Rewiring carbon flow in Synechocystis PCC 6803 for a high rate of CO2-to-ethanol under an atmospheric environment

Front Microbiol. 2023 May 31:14:1211004. doi: 10.3389/fmicb.2023.1211004. eCollection 2023.

Abstract

Cyanobacteria are an excellent microbial photosynthetic platform for sustainable carbon dioxide fixation. One bottleneck to limit its application is that the natural carbon flow pathway almost transfers CO2 to glycogen/biomass other than designed biofuels such as ethanol. Here, we used engineered Synechocystis sp. PCC 6803 to explore CO2-to-ethanol potential under atmospheric environment. First, we investigated the effects of two heterologous genes (pyruvate decarboxylase and alcohol dehydrogenase) on ethanol biosynthesis and optimized their promoter. Furthermore, the main carbon flow of the ethanol pathway was strengthened by blocking glycogen storage and pyruvate-to-phosphoenolpyruvate backflow. To recycle carbon atoms that escaped from the tricarboxylic acid cycle, malate was artificially guided back into pyruvate, which also created NADPH balance and promoted acetaldehyde conversion into ethanol.
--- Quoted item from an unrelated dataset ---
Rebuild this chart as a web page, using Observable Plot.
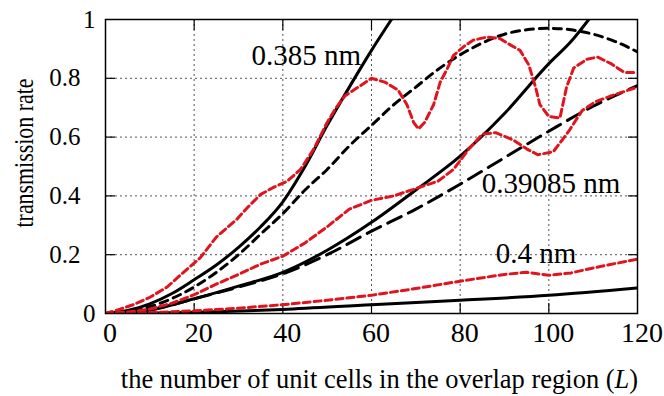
<!DOCTYPE html>
<html><head><meta charset="utf-8">
<script src="https://cdn.jsdelivr.net/npm/d3@7"></script>
<script src="https://cdn.jsdelivr.net/npm/@observablehq/plot@0.6"></script>
<style>html,body{margin:0;padding:0;background:#fff}svg{display:block}</style>
</head><body><div id="chart"></div>
<script>
// ---- data (L = unit cells, T = transmission rate) ----
const s385SolidL = [0,5,10,15,20,25,30,35,40,45,50,55,60,64.5];
const s385SolidT = [0,0.01,0.033,0.068,0.115,0.165,0.225,0.295,0.38,0.5,0.64,0.77,0.895,1.0];

const s385DashL = [0,5,10,15,20,25,30,35,40,45,50,55,60,65,70,75,80,85,90,95,100,105,110,115,120];
const s385DashT = [0,0.006,0.023,0.051,0.09,0.14,0.2,0.27,0.34,0.42,0.49,0.57,0.64,0.71,0.77,0.83,0.88,0.92,0.95,0.965,0.97,0.965,0.95,0.925,0.89];

const s385RedL = [0,3.3,6.3,10,13.8,17.6,21.4,25,29.6,32,35,38,41,44,47,50,52,54,57,60,63,66,68,69.5,70.6,72,74,75.5,77,78.5,81,83,86,89,91.5,93.5,95.5,97,98,100,102.5,104,105.6,108.6,111,114,117,120];
const s385RedT = [0,0.015,0.03,0.055,0.089,0.14,0.19,0.26,0.32,0.36,0.405,0.43,0.45,0.49,0.56,0.65,0.7,0.74,0.77,0.8,0.787,0.76,0.71,0.65,0.628,0.65,0.71,0.787,0.83,0.878,0.91,0.93,0.94,0.935,0.912,0.895,0.845,0.77,0.71,0.67,0.665,0.77,0.835,0.865,0.872,0.85,0.82,0.82];

const s391SolidL = [0,10,20,30,40,50,60,70,80,90,100,105,109];
const s391SolidT = [0,0.012,0.05,0.093,0.14,0.215,0.31,0.42,0.535,0.68,0.85,0.925,1.0];

const s391DashL = [0,10,20,30,40,50,60,70,80,90,100,110,120];
const s391DashT = [0,0.012,0.05,0.09,0.135,0.2,0.28,0.355,0.44,0.53,0.62,0.705,0.775];

const s391RedL = [0,5,10,15,20,25,30,35,40,45,50,55,60,65,70,75,78.5,82,85,88,92,95,97.5,101,104.5,107.5,110.5,114,117,120];
const s391RedT = [0,0.005,0.015,0.035,0.064,0.1,0.133,0.168,0.195,0.24,0.295,0.355,0.385,0.4,0.425,0.45,0.49,0.56,0.61,0.615,0.59,0.56,0.54,0.55,0.62,0.69,0.72,0.74,0.755,0.77];

const s400SolidL = [0,20,40,60,80,100,120];
const s400SolidT = [0,0.004,0.014,0.03,0.045,0.062,0.087];

const s400RedL = [0,10,20,30,40,50,60,70,80,90,95,100,105,110,115,120];
const s400RedT = [0,0.003,0.009,0.018,0.03,0.045,0.062,0.085,0.11,0.133,0.14,0.13,0.138,0.155,0.17,0.185];

const xTicks = [0,20,40,60,80,100,120];
const xGrid = [20,40,60,80,100];
const yEnds = [0,1];
const yGrid = [0.2,0.4,0.6,0.8];

const curveLabels = ["0.385 nm","0.39085 nm","0.4 nm"];
const curveLabelL = [45.3,100.5,97.1];
const curveLabelT = [0.876,0.44,0.205];

const xTitle = "the number of unit cells in the overlap region (L)";
const yTitle = "transmission rate";

// ---- build ----
const zip = (L, T) => L.map((l, i) => ({L: l, T: T[i]}));
const RED = "#e0141e";
const FONT = "Liberation Serif, Times New Roman, serif";
const lbl = curveLabels.map((t, i) => ({text: t, L: curveLabelL[i], T: curveLabelT[i]}));
const line = (L, T, o) => Plot.line(zip(L, T), {x: "L", y: "T", strokeWidth: 3, clip: true, ...o});
const grid = {stroke: "#000", strokeOpacity: 0.85, strokeWidth: 0.8, strokeDasharray: "2,3"};
const tick = {tickSize: 10, text: null, strokeWidth: 1.2, label: null};

const plot = Plot.plot({
  width: 664, height: 396,
  marginLeft: 105, marginRight: 27, marginTop: 19, marginBottom: 83,
  style: {fontFamily: FONT, background: "#fff", color: "#000"},
  x: {domain: [0, 120], label: null},
  y: {domain: [0, 1], label: null},
  marks: [
    Plot.gridX(xGrid, grid),
    Plot.gridY(yGrid, grid),
    // inward ticks on all four sides
    Plot.axisX(xGrid, {anchor: "bottom", dy: -10, ...tick}),
    Plot.axisX(xGrid, {anchor: "top", dy: 10, ...tick}),
    Plot.axisY(yGrid, {anchor: "left", dx: 10, ...tick}),
    Plot.axisY(yGrid, {anchor: "right", dx: -10, ...tick}),
    // tick labels
    Plot.text(xTicks, {x: d => d, frameAnchor: "bottom", text: d => String(d), textAnchor: "middle", dx: 4.5, dy: 28, fontSize: 28, fill: "#000"}),
    Plot.text(yEnds, {y: d => d, frameAnchor: "left", text: d => String(d), dx: -10, textAnchor: "end", fontSize: 25, fill: "#000"}),
    Plot.text(yGrid, {y: d => d, frameAnchor: "left", text: d => String(d), dx: -25, textAnchor: "end", fontSize: 25, fill: "#000"}),
    line(s385SolidL, s385SolidT, {stroke: "#000", curve: "monotone-x"}),
    line(s385DashL, s385DashT, {stroke: "#000", curve: "monotone-x", strokeDasharray: "8,6"}),
    line(s391SolidL, s391SolidT, {stroke: "#000", curve: "monotone-x"}),
    line(s391DashL, s391DashT, {stroke: "#000", curve: "monotone-x", strokeDasharray: "15,8"}),
    line(s400SolidL, s400SolidT, {stroke: "#000", curve: "monotone-x"}),
    line(s385RedL, s385RedT, {stroke: RED, strokeDasharray: "7,4"}),
    line(s391RedL, s391RedT, {stroke: RED, strokeDasharray: "7,4"}),
    line(s400RedL, s400RedT, {stroke: RED, strokeDasharray: "7,4"}),
    Plot.frame({stroke: "#000", strokeWidth: 1.5}),
    Plot.text(lbl, {x: "L", y: "T", text: "text", fontSize: 29, fill: "#000"}),
    Plot.text([xTitle], {x: () => 61.8, y: () => -0.225, textAnchor: "middle", fontSize: 26.5, fill: "#000"}),
    Plot.text([yTitle], {x: () => -18.25, y: () => 0.546, rotate: -90, textAnchor: "middle", lineAnchor: "middle", fontSize: 27, fill: "#000"})
  ]
});

const texts = d3.select(plot).selectAll("text");
// italic L in the x title
texts.filter(function () { return this.textContent === xTitle; })
  .each(function () {
    const t = d3.select(this);
    t.text("");
    t.append("tspan").text("the number of unit cells in the overlap region (");
    t.append("tspan").attr("font-style", "italic").text("L");
    t.append("tspan").text(")");
  });
// fit the y title to the reference's measured length
texts.filter(function () { return this.textContent === yTitle; })
  .attr("textLength", 149).attr("lengthAdjust", "spacingAndGlyphs");

document.getElementById("chart").appendChild(plot);
</script>
</body></html>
Impressively, we achieved high-rate ethanol production (248 mg/L/day at early 4 days) by fixing atmospheric CO2. Thus, this study exhibits the proof-of-concept that rewiring carbon flow strategies could provide an efficient cyanobacterial platform for sustainable biofuel production from atmospheric CO2.

Keywords: CO2 fixation; cofactor regeneration; cyanobacteria; metabolic engineering; photosynthetic cell factory.

Grants and funding

This work was supported by the National Natural Science Foundation of China (31200019), Ningbo Clinical Research Center for Children's Health and Diseases (2019A21002), Ningbo Top Medical and Health Research Program (No. 2022020405), Project of Faculty of Agricultural Equipment of Jiangsu University (NZXB20210203), and Young Talents Cultivation Program of Jiangsu University.